▸ **TASK DESCRIPTION**
Locate each line containing the string "screenshot" and copy it out.

▸ **PROVIDED ENTRIES**
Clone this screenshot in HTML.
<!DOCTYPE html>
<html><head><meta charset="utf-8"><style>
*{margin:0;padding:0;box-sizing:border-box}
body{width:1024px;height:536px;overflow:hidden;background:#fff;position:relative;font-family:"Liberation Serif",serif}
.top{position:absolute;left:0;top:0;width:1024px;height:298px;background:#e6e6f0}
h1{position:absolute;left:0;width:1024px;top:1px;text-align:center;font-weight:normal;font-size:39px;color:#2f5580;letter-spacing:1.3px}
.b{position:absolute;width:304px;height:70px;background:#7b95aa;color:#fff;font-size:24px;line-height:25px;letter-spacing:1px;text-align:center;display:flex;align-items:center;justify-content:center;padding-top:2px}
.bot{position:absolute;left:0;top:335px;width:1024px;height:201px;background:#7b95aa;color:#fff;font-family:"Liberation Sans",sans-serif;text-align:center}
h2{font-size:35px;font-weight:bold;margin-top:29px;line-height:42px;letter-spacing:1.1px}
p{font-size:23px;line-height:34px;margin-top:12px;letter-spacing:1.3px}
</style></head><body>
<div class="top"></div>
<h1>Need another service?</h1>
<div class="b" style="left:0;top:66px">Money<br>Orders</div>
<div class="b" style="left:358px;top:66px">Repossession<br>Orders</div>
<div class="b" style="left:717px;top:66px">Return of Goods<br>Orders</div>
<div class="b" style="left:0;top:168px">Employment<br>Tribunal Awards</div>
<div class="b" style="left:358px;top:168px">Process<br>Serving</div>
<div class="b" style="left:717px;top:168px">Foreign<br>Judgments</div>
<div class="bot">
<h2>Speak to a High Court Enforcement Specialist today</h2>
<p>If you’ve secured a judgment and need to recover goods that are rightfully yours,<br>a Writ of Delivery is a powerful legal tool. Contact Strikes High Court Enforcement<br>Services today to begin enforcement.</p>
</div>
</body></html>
...
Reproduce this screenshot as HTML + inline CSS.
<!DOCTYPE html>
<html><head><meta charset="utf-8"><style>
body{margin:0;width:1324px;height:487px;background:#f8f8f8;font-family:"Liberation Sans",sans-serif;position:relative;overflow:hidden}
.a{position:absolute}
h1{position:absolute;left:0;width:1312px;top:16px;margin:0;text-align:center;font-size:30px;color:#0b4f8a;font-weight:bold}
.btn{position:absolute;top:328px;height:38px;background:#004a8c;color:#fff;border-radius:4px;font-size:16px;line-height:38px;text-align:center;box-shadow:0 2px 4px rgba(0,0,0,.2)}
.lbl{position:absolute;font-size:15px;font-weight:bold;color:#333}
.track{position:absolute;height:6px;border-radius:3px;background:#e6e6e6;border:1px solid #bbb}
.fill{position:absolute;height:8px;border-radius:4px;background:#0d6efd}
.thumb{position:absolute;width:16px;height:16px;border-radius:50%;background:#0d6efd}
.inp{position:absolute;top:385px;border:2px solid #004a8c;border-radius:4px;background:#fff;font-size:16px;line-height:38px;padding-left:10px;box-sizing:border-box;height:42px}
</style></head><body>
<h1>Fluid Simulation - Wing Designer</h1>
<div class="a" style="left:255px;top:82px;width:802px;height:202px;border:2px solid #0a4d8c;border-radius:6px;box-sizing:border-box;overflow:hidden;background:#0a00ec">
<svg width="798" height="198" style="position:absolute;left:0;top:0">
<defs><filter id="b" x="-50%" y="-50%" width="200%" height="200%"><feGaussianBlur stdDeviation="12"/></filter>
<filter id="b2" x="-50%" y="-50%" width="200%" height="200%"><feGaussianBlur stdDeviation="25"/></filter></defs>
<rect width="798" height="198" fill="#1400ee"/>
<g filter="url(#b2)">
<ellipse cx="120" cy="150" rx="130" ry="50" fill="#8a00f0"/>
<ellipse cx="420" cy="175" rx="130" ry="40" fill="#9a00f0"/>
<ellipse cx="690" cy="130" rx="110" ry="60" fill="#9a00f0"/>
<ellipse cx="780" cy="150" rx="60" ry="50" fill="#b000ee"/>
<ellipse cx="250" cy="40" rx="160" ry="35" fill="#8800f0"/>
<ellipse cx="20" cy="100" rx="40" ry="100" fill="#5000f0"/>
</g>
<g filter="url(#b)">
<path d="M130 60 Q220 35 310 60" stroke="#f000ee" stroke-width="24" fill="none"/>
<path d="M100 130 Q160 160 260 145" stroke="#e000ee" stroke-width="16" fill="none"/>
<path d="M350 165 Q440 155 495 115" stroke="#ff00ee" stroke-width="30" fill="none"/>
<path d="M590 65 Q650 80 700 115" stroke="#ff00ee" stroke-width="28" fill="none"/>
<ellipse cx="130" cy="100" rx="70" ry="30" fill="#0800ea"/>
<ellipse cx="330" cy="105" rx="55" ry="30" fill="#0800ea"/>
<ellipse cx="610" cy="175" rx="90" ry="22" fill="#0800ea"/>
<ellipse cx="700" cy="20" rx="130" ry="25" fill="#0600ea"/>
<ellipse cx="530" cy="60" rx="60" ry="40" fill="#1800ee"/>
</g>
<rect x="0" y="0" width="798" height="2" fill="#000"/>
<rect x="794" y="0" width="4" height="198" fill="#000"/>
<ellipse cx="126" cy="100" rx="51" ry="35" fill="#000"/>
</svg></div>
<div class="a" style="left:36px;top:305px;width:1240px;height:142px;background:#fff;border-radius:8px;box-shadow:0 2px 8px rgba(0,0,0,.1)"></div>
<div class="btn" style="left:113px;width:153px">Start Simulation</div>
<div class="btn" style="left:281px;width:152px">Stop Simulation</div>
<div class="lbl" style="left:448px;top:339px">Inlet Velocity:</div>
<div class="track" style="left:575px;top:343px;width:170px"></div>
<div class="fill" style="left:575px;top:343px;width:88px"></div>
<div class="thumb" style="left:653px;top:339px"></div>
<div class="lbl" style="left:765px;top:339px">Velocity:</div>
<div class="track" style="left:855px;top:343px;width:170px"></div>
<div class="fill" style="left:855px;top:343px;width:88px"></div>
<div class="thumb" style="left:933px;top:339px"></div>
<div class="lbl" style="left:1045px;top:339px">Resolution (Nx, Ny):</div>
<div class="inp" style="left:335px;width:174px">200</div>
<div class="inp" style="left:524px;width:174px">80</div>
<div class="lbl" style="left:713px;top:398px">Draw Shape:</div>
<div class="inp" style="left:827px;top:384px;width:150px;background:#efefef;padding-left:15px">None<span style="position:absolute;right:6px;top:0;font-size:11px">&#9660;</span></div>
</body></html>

▸ **ANSWER**
Clone this screenshot in HTML.
Reproduce this screenshot as HTML + inline CSS.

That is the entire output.